Вот и Кокиш Силке появилась. «Что, доктор, плохо да?». — «Да нет, ничего, думаю, обойдётся». Клизман скептически глянула на Кокиш и бровками дала той понять, что не обойдётся. «Так вы хоть останьтесь! — почти руками ухватилась Силке за жену, видя, что и она собирается почему-то со мной ехать! — Оставайтесь и лечите вы больных! Вы ведь тоже можете!». «Нет, я тоже еду», — ответила спокойно, но решительно жена, чем разочаровала и одновременно удивила Кокиш, не понимающую, причём тут жена к мужу! Тем более, если он «навернулся»! Не вся капельница прокапала, ещё миллилитров 150 оставалось в ёмкости, и я, отказавшись от каталки и носилок, как бутылку водки взяв ёмкость с раствором в правую руку за спину, быстро обогнал спасателей со скорой и пошёл к машине! По пути здоровался с больными и сотрудниками, кого сегодня ещё не видел! В машине лёг на носилки, куда-то повезли. Наконец выгрузили в приёмном отделении какой-то больницы.

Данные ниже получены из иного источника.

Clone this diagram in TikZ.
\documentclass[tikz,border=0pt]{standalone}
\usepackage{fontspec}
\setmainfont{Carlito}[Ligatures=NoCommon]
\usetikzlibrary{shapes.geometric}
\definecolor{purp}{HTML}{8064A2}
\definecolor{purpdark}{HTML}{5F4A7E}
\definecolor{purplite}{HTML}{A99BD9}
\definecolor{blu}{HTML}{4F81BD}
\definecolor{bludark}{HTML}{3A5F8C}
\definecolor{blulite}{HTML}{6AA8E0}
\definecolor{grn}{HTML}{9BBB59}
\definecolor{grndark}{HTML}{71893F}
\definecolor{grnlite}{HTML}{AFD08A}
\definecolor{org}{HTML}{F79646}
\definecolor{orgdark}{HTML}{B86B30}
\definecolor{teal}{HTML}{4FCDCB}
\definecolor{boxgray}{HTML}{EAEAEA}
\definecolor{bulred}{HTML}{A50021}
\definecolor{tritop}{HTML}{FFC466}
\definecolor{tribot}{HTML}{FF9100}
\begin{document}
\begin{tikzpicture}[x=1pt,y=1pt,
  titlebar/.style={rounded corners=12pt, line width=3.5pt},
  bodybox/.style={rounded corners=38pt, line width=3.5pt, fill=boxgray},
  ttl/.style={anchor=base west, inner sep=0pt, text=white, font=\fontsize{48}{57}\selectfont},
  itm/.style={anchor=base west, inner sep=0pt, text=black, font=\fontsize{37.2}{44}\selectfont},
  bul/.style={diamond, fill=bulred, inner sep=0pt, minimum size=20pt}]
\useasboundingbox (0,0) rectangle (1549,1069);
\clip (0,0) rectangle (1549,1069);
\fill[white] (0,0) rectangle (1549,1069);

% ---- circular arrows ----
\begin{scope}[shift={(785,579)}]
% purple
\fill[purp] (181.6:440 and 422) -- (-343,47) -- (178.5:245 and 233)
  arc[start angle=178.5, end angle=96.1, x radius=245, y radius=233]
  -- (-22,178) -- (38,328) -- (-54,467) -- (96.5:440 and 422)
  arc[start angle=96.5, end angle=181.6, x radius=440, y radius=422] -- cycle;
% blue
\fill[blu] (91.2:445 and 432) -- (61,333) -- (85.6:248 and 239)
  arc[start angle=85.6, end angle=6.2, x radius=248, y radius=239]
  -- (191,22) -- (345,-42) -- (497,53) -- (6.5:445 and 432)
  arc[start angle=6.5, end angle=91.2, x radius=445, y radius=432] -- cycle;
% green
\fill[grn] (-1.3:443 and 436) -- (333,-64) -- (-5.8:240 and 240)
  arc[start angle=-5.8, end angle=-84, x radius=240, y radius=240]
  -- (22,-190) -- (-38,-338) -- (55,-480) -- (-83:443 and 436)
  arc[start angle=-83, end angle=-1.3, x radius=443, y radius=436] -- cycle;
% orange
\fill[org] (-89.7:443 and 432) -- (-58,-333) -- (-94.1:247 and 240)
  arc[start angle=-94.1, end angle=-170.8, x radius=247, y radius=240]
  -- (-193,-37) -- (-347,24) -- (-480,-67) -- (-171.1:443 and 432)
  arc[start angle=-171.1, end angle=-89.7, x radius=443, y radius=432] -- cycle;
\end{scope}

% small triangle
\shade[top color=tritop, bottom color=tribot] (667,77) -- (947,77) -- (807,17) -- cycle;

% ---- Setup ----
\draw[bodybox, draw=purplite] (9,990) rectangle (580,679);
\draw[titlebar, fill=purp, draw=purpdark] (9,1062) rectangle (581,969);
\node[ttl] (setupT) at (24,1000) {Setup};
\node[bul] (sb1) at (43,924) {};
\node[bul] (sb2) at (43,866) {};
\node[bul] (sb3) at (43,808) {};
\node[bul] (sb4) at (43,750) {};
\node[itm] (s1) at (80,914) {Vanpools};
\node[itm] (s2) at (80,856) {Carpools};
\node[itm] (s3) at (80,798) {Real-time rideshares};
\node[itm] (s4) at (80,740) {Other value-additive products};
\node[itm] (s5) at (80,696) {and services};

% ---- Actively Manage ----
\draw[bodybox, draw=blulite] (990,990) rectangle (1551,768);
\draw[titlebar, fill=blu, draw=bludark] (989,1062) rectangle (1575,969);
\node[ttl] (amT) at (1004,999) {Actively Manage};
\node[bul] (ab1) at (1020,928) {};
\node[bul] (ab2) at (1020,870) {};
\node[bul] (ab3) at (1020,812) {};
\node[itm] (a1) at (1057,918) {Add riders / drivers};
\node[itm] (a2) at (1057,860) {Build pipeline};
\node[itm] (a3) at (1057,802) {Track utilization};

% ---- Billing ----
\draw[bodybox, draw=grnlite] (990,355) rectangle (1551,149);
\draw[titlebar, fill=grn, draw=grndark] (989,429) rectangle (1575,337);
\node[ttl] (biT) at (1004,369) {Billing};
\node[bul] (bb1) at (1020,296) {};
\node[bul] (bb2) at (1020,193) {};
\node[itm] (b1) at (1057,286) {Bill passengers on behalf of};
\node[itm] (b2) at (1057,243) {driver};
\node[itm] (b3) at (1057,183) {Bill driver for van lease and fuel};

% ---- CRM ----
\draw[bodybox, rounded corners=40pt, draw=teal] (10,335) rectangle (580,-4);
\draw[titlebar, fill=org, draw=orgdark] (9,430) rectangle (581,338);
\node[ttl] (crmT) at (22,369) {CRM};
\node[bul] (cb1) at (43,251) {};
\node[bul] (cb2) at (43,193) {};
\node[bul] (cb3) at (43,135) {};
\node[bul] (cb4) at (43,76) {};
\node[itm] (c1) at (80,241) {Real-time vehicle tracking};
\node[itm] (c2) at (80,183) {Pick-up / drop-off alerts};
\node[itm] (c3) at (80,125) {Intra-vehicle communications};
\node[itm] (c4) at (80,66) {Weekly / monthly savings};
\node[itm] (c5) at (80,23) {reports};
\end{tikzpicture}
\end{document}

Появилась дежурная врач, лет 45-ти и лениво спросила, что чувствую. Измерила давление, ещё раз электрокардиограмму сняла, анализ крови из вены. «Всё вроде бы у вас хорошо. Наверное, гриппом заболели? Можете идти домой, если хотите». Мои попытки рассказать про проблемы со здоровьем в детстве, юности и в последнее время, а также — какие лекарства принимаю, не вызвали интереса. «Давайте, — сказала она, — в таком случае ещё анализ крови полчаса подождём, и тогда всё прояснится.
«Анализ крови без особенностей, — сообщила дежурный врач, — слегка понижен гемоглобин, это бывает». «Для меня нехарактерно», — сказал я. «Бывает, — возразила она, — сейчас жарко и вы, наверное, много жидкости выпили, и капельница разбавила кровь». «Ладно», — обрадовался я тому, что необязательно оставаться в этом доме, где чувствуешь себя беспомощным дураком у безразличных дураков! «Меня и от советских больниц тошнило, не считая случаев, когда туда стремился, вместо того, чтобы ехать на уборку хлопка в студенческие годы! Но тогда я себя хорошо чувствовал и точно знал, что здоров! От больницы нужен был только кров, тепло и гостеприимство! А сейчас, чёрт его знает! Но точно что-то произошло! Только что?! Я ведь не тот, который без причины в обморок падает — не истеричка!» — всё это пронеслось в голове. Пожелав врачихе так же доблестно работать дальше, вышел в вестибюль. «Ну что? — обрадовалась жена. — Поехали домой?». «Да, наверное, — сказал неуверенно я. — Подожди-ка! Я мигом — в туалет! Проведу ещё одно исследование, как когда-то в походах в горах Таджикистана!».